In my assessment, the work of Dana Schutz is the work of a Dreamer. A Dreamer who is beginning to wake up, perhaps, but the reality of violence is still abstract. How could the horror of what they did to Emmet Till ever find an appropriate place within her body of work? Yes, her work is dark, but in a sardonic, ironic, humorous way. This is not what the horror of lynching looks like.
Henry Taylor’s very different stylistic depiction of violence against black people illustrates how violence is perceived by someone who knows it, rather than knows about it. Taylor’s style is raw, abject, immediate, stripped of flourish or entertainment. It reminds me of when Rory and I went to see Detroit, a grueling film about the Algiers Motel incident, in which white police terrorize black people in a motel during the 1967 Detroit riots. We went during a heat wave, where the only cool place we could find was a movie theatre in Rockridge. There we were in a theatre full of white people, sniffling, sobbing and moaning at the horrific abuse playing out on the screen in front of us, while Rory sat there stoically watching the movie, apparently unphased. At the end, I was wiping my eyes and everyone was getting up to leave. A white lady singled Rory out and said, “That must be horrible for you to watch.” Rory kind of shrugged. As we were leaving, I asked him how he could be so nonchalant. He said, “That’s not shocking to me. That’s just how it be.”
Rory’s matter-of-fact confrontation with the pain made my emotion feel like indulgent melodrama. Maybe something like Dana Schutz’s brushstrokes.
I don’t believe that Schutz’s piece shouldn’t be shown, especially if we can recognize that we have the power to shape the narrative around it in ways that serve liberation. Such as: discussing it in relation to Henry Taylor’s piece, or using it to reveal where more soul work by white people needs to be done. To me, Schutz’s painting is about some white peoples’ limited emotional connection to black experience of racial trauma.

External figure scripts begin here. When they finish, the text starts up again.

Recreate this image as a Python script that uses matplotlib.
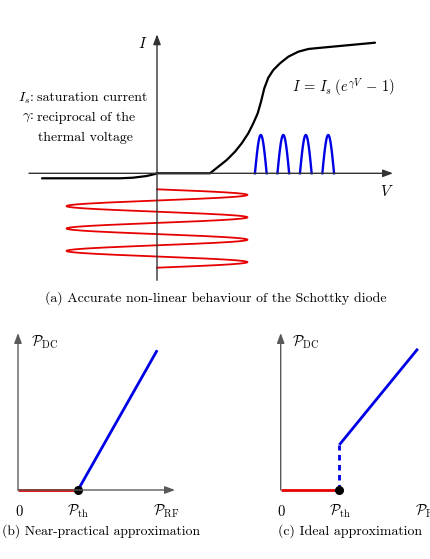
import numpy as np
import matplotlib
matplotlib.use('Agg')
import matplotlib.pyplot as plt

W, H, DPI = 431, 559, 100

# ---------------- data ----------------
# (a) I-V characteristic of the Schottky diode (px units rel. to origin)
iv_v = [-115, -37, -24, -10.3, -2, 0, 53, 61.3, 69.7, 78, 84.7, 91.3, 96.3, 100.7,
        104, 107.3, 111.3, 116.3, 123, 131.3, 141.3, 151.3, 158, 218]
iv_i = [-5, -5, -4.4, -2.7, -0.7, 0, 0, 6.6, 13.3, 21.6, 30, 40, 50, 60,
        71.6, 85, 95.6, 103.3, 110, 116.6, 121.6, 124.3, 125, 130.6]
# rectified output pulses
pulse_centers = [103.8, 126.3, 148.8, 171.2]
pulse_width = 11.7
pulse_height = 38.3
# RF input (drawn along the negative I axis as time)
rf_amplitude = 90.5
rf_start = -16.0
rf_period = 22.4
rf_cycles = 3.5

# (b) near-practical approximation
b_off_x = [0, 1.0]
b_on_x = [1.0, 2.32]
b_on_y = [0, 2.33]
b_th = 1.0

# (c) ideal approximation
c_off_x = [0, 1.0]
c_jump_y = [0, 0.77]
c_on_x = [1.0, 2.34]
c_on_y = [0.77, 2.41]
c_th = 1.0

plt.rcParams['mathtext.fontset'] = 'cm'
plt.rcParams['font.family'] = ['cmr10', 'DejaVu Serif']
plt.rcParams['axes.formatter.use_mathtext'] = True

fig = plt.figure(figsize=(W / DPI, H / DPI), dpi=DPI, facecolor='white')


def ftext(x, y, s, **kw):
    kw.setdefault('ha', 'center')
    kw.setdefault('va', 'center')
    kw.setdefault('fontsize', 10)
    fig.text(x / W, 1 - y / H, s, **kw)


def arrow(ax, x0, y0, x1, y1, color, lw=1.0):
    ax.annotate('', xy=(x1, y1), xytext=(x0, y0),
                arrowprops=dict(arrowstyle='-|>,head_length=0.75,head_width=0.28',
                                mutation_scale=8, lw=lw, color=color,
                                shrinkA=0, shrinkB=0))


# ---------------- panel (a) ----------------
ax = fig.add_axes([0, 1 - 300 / H, 1, 300 / H])
ax.set_xlim(-157, 274)
ax.set_ylim(173.3 - 300, 173.3)
ax.set_axis_off()
axc = '#333333'
arrow(ax, -128, 0, 236, 0, axc)
arrow(ax, 0, -107, 0, 139, axc)

ax.plot(iv_v, iv_i, color='black', lw=1.6, solid_joinstyle='round', solid_capstyle='round')

for c in pulse_centers:
    t = np.linspace(0, 1, 60)
    ax.plot(c - pulse_width / 2 + pulse_width * t, pulse_height * np.sin(np.pi * t),
            color='#0000e6', lw=1.7)

tt = np.linspace(0, rf_cycles, 600)
ax.plot(rf_amplitude * np.sin(2 * np.pi * tt), rf_start - rf_period * tt,
        color='#e60000', lw=1.3)

ftext(143, 43, r'$I$', fontsize=11)
ftext(387, 192, r'$V$', fontsize=11)
ftext(343, 87, r'$I\,=\,I_s\;(e^{\gamma V}\,-\,1)$', fontsize=10.5)
ftext(34, 98, r'$I_s$:', ha='right')
ftext(37, 98, 'saturation current', ha='left')
ftext(34, 118, r'$\gamma$:', ha='right')
ftext(37, 118, 'reciprocal of the', ha='left')
ftext(38, 138, 'thermal voltage', ha='left')
ftext(216, 298, '(a) Accurate non-linear behaviour of the Schottky diode')

# ---------------- panel (b) ----------------
axb = fig.add_axes([0, 0, 215 / W, 239 / H])
sb = 60.0
axb.set_xlim(-18 / sb, 197 / sb)
axb.set_ylim(-69 / sb, 170 / sb)
axb.set_axis_off()
gc = '#5a5a5a'
arrow(axb, 0, 0, 157 / sb, 0, gc)
arrow(axb, 0, 0, 0, 157 / sb, gc)
axb.plot(b_off_x, [0, 0], color='#e60000', lw=2.0, solid_capstyle='butt')
axb.plot(b_on_x, b_on_y, color='#0000e6', lw=2.0, solid_capstyle='butt')
axb.plot([b_th], [0], 'o', color='black', ms=5.5)

ftext(45, 342, r'$\mathcal{P}_{\mathrm{DC}}$', fontsize=10.5)
ftext(19, 511, r'$0$', fontsize=10.5)
ftext(78, 511, r'$\mathcal{P}_{\mathrm{th}}$', fontsize=10.5)
ftext(166, 511, r'$\mathcal{P}_{\mathrm{RF}}$', fontsize=10.5)
ftext(101, 531, '(b) Near-practical approximation', fontsize=9.8)

# ---------------- panel (c) ----------------
axcc = fig.add_axes([215 / W, 0, 216 / W, 239 / H])
sc = 58.6
axcc.set_xlim(-65.7 / sc, 150.3 / sc)
axcc.set_ylim(-69 / sc, 170 / sc)
axcc.set_axis_off()
arrow(axcc, 0, 0, 160 / sc, 0, gc)
arrow(axcc, 0, 0, 0, 157 / sc, gc)
axcc.plot(c_off_x, [0, 0], color='#e60000', lw=2.0, solid_capstyle='butt')
axcc.plot([c_th, c_th], c_jump_y, color='#0000e6', lw=2.0, ls=(0, (2, 1.6)))
axcc.plot(c_on_x, c_on_y, color='#0000e6', lw=2.0, solid_capstyle='butt')
axcc.plot([c_th], [0], 'o', color='black', ms=5.5)

ftext(306, 342, r'$\mathcal{P}_{\mathrm{DC}}$', fontsize=10.5)
ftext(281, 511, r'$0$', fontsize=10.5)
ftext(340, 511, r'$\mathcal{P}_{\mathrm{th}}$', fontsize=10.5)
ftext(428, 511, r'$\mathcal{P}_{\mathrm{RF}}$', fontsize=10.5)
ftext(350, 531, '(c) Ideal approximation')

fig.savefig('out.png', dpi=DPI, facecolor='white')
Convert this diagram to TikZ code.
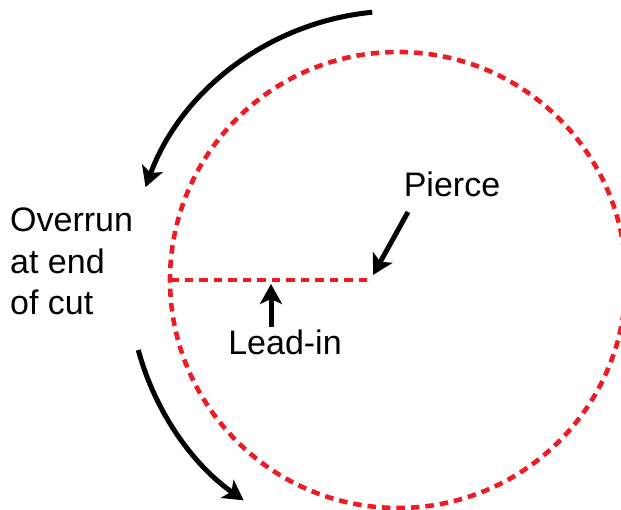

In my own self-inquiry, I asked myself if or how would I paint the subject of Emmett Till. I determined that a real act of empathy would be for me to paint my own nephew mutilated in a coffin. I tried to imagine myself making those brushstrokes, while looking back and forth from the Emmet Till photo to the smiling, whole face and body of my beloved nephew, and trying to merge the two on the canvas. Just the thought of making that painting brings tears to my eyes. And this inquiry revealed to me why I would not approach this subject. Not because I’m white, but because I have the choice not to confront my nephew’s mutilated body. Emmet Till’s mother didn’t have that choice. I know the limitations of illustrated empathy. There is a gap that must be observed to honor the sacredness of her pain. This is the form my empathy must take.